### GIVEN DATA

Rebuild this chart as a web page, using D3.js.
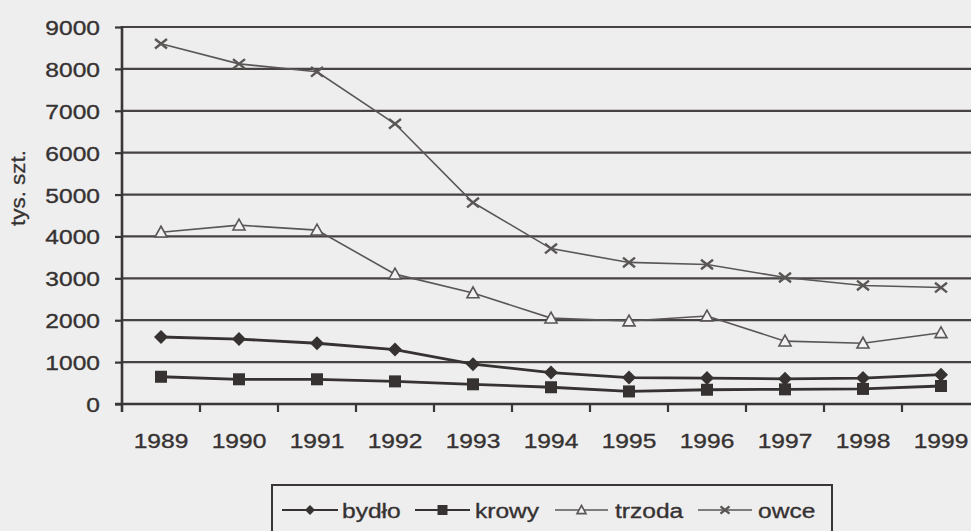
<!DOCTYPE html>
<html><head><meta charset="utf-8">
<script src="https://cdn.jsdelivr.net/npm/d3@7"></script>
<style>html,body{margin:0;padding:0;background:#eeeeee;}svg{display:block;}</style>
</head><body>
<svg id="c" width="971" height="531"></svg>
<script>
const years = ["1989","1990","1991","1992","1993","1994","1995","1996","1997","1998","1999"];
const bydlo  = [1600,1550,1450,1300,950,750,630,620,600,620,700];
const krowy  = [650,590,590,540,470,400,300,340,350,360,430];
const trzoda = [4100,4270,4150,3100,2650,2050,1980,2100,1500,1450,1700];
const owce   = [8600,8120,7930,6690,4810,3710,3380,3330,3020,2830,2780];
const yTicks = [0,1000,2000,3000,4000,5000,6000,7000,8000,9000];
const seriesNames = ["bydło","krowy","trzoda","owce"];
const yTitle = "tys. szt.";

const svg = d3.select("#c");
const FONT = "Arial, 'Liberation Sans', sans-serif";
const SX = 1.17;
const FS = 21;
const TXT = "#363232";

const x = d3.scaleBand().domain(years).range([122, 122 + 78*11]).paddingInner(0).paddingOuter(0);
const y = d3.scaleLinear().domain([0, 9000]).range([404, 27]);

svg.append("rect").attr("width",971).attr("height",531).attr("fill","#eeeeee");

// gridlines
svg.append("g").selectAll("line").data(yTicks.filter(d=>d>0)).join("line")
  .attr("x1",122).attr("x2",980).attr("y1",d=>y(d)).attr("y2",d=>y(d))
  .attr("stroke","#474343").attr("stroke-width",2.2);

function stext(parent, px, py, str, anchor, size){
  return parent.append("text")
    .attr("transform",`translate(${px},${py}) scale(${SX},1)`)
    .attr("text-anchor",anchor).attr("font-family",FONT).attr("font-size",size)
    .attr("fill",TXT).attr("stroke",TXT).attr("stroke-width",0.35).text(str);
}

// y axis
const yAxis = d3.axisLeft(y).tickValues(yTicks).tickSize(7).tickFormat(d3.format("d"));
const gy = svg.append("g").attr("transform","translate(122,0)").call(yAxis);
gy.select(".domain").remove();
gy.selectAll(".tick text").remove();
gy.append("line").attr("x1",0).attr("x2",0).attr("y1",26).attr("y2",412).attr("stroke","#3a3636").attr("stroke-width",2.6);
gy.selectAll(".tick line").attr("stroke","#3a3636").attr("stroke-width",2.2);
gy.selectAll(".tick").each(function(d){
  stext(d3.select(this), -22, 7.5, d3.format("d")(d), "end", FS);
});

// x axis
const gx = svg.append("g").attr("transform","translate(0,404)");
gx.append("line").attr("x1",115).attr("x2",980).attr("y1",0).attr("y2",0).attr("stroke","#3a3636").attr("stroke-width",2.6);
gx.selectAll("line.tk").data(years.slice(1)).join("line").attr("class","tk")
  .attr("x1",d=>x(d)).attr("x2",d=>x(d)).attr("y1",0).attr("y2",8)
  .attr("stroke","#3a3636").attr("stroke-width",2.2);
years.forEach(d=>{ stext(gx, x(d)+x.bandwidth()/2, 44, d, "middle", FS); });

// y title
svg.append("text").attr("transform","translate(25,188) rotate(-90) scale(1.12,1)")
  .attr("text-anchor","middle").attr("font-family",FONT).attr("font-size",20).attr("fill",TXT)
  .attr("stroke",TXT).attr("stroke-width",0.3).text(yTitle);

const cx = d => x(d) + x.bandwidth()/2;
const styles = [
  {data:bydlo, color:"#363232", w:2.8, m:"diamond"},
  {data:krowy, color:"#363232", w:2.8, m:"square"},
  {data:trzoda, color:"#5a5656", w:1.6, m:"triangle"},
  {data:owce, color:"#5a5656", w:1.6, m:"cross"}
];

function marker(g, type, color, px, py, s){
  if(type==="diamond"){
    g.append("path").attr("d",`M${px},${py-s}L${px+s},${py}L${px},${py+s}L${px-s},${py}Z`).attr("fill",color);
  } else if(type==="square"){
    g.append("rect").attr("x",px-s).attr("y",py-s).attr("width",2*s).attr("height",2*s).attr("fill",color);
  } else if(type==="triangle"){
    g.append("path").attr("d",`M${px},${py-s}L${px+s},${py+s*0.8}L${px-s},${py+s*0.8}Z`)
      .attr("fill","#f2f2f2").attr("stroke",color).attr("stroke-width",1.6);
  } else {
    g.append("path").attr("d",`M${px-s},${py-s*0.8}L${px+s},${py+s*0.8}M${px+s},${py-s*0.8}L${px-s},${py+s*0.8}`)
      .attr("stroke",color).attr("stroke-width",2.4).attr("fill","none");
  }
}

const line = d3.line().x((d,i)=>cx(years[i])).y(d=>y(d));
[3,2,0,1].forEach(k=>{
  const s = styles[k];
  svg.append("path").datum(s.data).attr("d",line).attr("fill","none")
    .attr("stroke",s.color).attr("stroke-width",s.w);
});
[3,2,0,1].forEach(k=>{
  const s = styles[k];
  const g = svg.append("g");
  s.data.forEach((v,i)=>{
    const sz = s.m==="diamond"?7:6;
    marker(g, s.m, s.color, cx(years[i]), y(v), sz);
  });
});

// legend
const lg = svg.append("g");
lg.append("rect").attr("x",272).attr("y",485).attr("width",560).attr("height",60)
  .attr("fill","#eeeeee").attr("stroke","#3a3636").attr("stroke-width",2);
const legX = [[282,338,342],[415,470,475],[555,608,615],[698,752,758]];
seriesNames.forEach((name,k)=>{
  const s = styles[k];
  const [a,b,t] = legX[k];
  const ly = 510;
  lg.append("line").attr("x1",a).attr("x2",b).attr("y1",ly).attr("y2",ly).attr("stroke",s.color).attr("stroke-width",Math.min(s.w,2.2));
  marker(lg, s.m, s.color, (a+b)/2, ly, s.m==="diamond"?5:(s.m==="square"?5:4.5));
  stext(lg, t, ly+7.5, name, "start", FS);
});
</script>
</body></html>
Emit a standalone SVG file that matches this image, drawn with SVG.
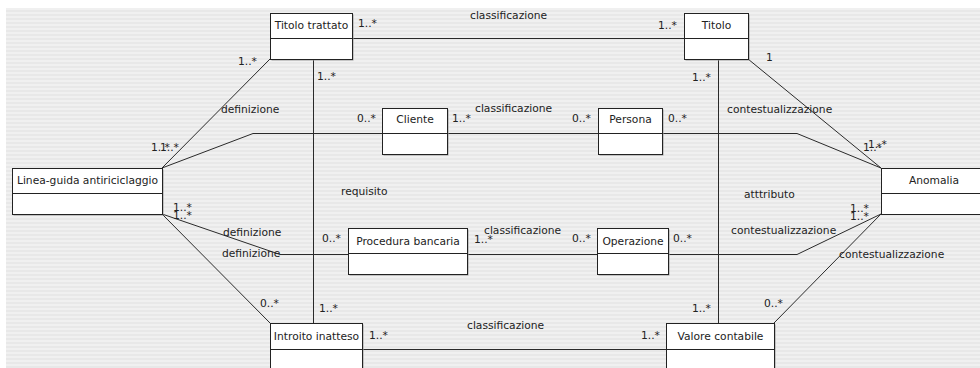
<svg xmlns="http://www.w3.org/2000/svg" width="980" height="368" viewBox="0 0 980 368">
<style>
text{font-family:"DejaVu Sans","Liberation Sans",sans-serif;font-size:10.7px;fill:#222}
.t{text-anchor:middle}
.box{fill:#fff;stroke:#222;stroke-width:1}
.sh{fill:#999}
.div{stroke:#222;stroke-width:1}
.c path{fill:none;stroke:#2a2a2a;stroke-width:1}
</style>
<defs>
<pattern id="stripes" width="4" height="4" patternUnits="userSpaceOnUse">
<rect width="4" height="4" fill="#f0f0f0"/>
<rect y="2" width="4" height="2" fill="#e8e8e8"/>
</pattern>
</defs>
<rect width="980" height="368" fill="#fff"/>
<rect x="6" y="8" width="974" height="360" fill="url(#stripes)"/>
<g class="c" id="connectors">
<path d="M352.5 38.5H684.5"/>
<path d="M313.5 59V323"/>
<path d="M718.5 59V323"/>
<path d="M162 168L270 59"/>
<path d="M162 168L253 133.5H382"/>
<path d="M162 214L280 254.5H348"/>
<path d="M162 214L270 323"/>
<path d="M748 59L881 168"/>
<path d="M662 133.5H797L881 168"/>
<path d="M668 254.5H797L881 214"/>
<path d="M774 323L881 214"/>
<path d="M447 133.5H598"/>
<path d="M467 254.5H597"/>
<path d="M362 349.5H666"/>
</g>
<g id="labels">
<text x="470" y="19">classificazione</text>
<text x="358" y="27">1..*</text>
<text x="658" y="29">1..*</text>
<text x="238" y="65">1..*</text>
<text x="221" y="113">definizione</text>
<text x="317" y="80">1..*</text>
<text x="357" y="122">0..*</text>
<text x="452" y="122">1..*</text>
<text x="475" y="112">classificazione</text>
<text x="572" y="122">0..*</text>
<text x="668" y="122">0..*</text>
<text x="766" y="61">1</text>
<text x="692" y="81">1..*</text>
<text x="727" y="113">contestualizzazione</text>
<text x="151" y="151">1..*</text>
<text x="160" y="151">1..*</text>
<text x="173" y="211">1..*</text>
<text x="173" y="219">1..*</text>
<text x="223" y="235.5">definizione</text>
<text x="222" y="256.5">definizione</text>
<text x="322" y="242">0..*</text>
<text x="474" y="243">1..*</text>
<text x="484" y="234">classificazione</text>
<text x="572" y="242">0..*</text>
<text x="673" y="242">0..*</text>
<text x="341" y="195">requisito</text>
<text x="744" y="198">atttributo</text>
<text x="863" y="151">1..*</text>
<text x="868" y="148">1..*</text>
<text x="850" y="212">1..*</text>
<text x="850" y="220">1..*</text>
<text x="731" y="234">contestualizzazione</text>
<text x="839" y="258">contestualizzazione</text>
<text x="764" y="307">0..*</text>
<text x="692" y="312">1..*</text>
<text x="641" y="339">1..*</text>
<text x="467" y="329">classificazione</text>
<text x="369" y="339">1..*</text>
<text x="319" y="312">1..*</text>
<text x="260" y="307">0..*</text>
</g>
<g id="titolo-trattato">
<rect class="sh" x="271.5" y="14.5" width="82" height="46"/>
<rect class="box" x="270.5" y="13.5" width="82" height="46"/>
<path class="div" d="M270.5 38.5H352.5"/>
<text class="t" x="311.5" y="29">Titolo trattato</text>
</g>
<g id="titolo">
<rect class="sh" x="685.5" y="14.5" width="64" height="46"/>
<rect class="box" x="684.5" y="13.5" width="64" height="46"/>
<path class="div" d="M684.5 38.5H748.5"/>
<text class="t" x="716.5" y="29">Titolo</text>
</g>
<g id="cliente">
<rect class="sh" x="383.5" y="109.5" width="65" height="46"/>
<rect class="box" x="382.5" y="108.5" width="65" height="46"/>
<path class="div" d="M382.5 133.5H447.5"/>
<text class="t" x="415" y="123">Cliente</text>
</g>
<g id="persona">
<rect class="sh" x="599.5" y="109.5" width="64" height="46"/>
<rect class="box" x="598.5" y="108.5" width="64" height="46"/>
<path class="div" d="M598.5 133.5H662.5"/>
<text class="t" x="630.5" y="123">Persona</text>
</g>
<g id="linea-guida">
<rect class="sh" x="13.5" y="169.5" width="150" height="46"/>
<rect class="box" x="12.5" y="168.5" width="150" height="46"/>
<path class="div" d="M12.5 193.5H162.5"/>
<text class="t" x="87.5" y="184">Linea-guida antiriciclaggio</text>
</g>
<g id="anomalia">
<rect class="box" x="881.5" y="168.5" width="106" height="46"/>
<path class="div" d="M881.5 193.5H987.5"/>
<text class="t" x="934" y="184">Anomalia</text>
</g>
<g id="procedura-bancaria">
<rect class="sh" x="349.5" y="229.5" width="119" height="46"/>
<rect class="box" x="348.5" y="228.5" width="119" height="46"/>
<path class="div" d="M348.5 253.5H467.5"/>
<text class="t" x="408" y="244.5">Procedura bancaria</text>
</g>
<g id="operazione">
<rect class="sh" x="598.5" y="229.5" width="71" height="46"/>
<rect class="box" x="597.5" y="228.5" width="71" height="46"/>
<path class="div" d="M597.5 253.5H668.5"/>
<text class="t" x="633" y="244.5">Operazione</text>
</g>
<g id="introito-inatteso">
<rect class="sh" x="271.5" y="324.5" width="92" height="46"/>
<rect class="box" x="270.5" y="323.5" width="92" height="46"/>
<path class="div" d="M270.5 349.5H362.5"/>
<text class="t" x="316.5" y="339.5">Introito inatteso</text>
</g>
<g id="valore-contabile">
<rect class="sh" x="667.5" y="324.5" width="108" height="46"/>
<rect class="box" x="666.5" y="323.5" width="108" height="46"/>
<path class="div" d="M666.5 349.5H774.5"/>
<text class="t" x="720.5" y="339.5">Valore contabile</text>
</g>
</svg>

### WRITTEN EXERCISE
Pick out the lines that include the word "this" and write them out.

### SOLVED EXERCISE
Rebuild this chart as a web page, using D3.js.
  stext(d3.select(this), -22, 7.5, d3.format("d")(d), "end", FS);
Emit a standalone SVG file that matches this image, drawn with SVG.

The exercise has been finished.